◆ **WHAT TO WORK ON**: Locate and copy each line in the data that contains the word "chart".

(Saved data entries)
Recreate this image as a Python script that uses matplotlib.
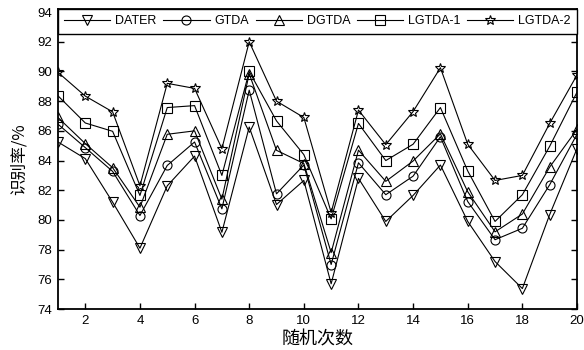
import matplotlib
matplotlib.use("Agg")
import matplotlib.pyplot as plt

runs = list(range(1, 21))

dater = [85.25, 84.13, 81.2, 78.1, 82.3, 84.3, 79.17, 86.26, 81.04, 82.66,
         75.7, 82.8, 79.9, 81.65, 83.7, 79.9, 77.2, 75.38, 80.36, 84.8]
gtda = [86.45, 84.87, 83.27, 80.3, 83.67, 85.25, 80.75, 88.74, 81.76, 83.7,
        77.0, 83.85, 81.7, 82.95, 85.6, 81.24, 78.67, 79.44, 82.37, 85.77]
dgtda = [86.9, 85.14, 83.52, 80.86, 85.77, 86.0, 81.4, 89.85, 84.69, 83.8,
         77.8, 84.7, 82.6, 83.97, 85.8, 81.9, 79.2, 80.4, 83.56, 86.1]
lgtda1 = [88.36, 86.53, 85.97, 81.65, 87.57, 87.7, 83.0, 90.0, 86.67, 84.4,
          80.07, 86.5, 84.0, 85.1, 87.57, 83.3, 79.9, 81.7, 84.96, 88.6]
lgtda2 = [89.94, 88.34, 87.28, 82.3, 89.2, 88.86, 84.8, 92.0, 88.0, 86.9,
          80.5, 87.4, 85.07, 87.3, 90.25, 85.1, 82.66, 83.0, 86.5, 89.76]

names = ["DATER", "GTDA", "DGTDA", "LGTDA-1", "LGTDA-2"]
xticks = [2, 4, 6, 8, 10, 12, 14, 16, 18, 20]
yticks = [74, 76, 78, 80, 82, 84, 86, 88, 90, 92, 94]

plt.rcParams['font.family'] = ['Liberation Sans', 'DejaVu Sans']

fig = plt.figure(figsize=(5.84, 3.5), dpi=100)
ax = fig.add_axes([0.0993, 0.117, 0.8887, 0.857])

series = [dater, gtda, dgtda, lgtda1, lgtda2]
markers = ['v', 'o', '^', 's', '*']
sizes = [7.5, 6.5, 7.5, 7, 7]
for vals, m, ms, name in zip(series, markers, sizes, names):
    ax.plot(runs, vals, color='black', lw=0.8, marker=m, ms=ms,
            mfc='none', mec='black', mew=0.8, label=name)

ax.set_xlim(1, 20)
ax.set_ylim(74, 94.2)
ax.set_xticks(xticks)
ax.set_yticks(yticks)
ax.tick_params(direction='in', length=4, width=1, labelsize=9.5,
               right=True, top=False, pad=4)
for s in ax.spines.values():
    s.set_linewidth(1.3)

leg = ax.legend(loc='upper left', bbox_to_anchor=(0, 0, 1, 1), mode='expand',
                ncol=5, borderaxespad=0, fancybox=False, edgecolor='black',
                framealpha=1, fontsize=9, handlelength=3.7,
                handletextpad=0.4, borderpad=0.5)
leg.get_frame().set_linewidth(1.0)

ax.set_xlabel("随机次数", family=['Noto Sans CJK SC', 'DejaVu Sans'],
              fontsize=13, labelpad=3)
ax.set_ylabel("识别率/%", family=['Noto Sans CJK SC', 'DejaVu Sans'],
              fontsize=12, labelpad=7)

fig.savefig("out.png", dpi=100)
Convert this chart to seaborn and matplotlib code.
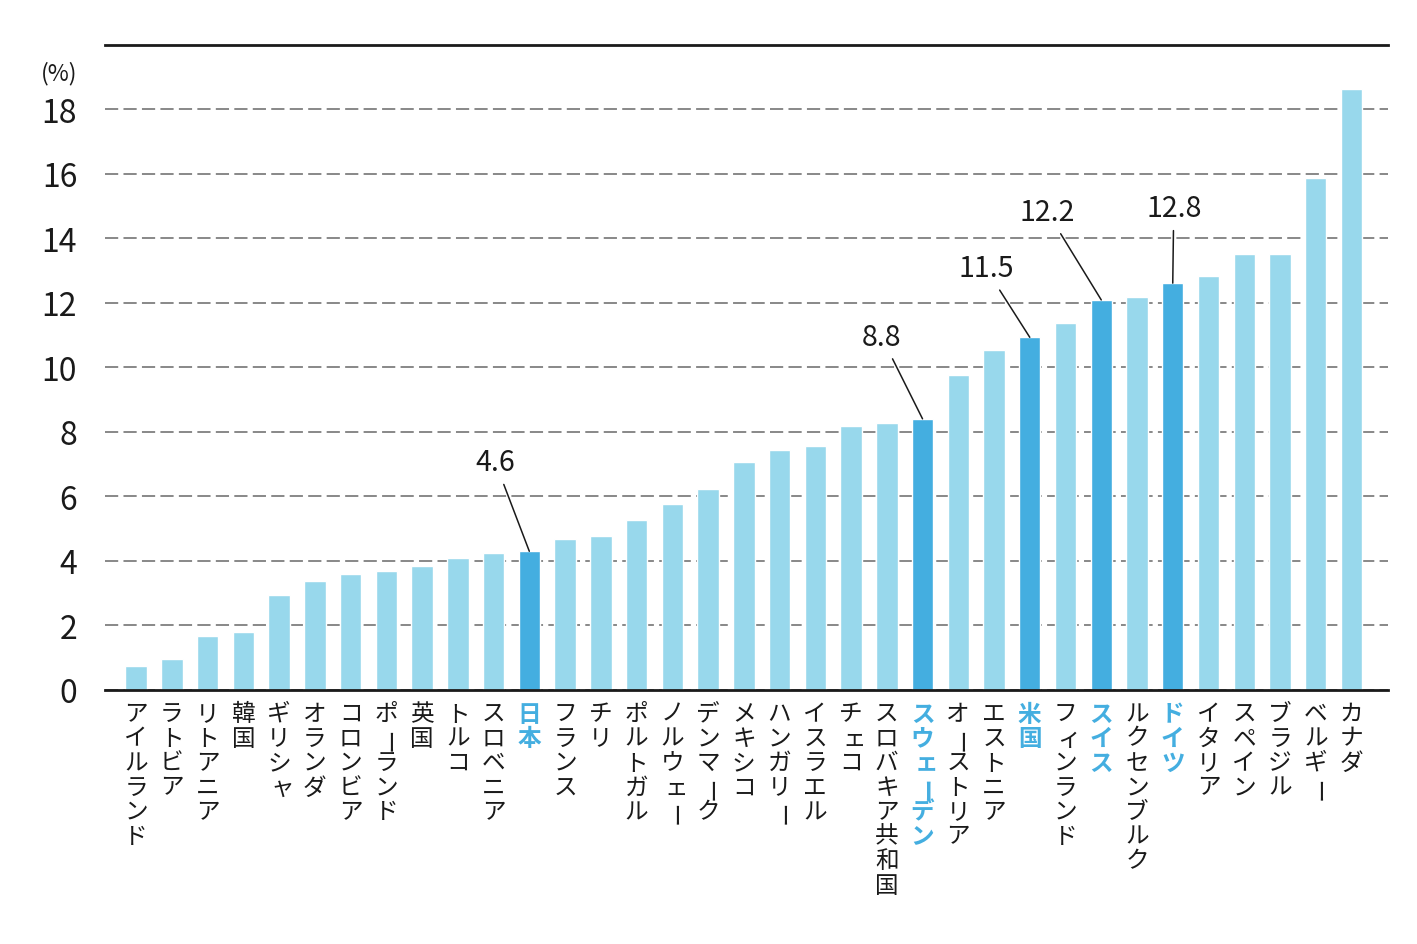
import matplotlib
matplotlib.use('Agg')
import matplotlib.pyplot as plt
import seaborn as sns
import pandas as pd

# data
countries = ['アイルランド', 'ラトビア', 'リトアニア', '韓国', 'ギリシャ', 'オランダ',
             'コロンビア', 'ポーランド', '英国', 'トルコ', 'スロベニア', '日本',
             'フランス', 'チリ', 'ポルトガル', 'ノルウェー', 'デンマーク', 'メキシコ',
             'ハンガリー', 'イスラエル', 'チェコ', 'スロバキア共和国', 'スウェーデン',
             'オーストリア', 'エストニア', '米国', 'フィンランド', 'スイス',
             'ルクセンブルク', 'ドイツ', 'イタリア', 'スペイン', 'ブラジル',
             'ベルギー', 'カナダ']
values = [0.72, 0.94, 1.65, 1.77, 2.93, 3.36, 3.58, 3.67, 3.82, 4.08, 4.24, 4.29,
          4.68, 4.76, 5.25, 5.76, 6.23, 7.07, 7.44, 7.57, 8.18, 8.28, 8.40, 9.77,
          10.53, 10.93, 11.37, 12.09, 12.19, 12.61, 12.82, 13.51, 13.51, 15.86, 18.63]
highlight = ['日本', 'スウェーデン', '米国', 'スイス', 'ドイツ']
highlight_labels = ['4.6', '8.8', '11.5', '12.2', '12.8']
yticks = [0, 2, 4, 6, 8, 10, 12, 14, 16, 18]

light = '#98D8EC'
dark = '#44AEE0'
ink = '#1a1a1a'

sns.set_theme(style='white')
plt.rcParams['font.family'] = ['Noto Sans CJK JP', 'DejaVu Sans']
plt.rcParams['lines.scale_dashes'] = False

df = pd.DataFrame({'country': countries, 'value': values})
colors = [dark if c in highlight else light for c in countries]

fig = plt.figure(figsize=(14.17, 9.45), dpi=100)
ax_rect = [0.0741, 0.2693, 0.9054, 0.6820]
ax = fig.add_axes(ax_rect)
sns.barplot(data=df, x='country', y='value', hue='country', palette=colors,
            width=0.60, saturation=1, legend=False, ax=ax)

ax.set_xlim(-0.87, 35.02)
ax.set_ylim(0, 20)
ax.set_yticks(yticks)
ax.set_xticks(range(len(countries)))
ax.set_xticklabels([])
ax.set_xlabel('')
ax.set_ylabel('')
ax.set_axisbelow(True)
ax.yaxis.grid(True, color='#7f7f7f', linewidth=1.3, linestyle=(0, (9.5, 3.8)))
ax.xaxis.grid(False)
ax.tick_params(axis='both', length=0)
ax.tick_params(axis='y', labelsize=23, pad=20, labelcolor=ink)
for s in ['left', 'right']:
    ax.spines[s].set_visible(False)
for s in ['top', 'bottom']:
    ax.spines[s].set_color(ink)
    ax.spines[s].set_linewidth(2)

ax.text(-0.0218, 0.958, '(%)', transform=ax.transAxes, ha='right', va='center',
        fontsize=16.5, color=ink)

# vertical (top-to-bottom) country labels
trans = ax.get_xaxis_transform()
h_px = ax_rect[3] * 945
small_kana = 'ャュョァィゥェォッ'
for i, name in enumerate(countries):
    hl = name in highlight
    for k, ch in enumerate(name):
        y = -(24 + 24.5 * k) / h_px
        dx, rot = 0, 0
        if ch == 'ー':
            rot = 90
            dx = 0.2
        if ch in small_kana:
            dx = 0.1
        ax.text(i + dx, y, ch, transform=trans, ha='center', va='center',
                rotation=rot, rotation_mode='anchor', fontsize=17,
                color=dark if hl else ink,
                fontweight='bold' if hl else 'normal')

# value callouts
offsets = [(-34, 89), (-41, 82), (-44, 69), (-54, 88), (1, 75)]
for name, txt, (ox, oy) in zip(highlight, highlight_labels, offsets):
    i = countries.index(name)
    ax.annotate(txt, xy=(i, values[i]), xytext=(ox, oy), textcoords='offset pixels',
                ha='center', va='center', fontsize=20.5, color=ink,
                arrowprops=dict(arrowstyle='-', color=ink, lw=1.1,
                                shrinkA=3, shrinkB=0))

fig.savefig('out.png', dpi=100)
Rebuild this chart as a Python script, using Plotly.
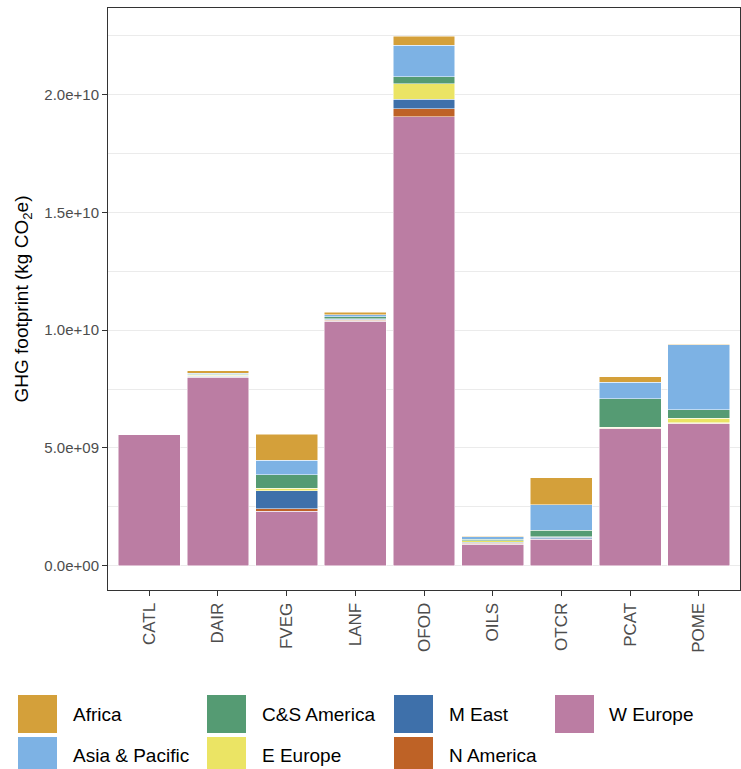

◆ **IN RESPONSE**:
Convert this chart to seaborn and matplotlib code.
Rebuild this chart as a Python script, using Plotly.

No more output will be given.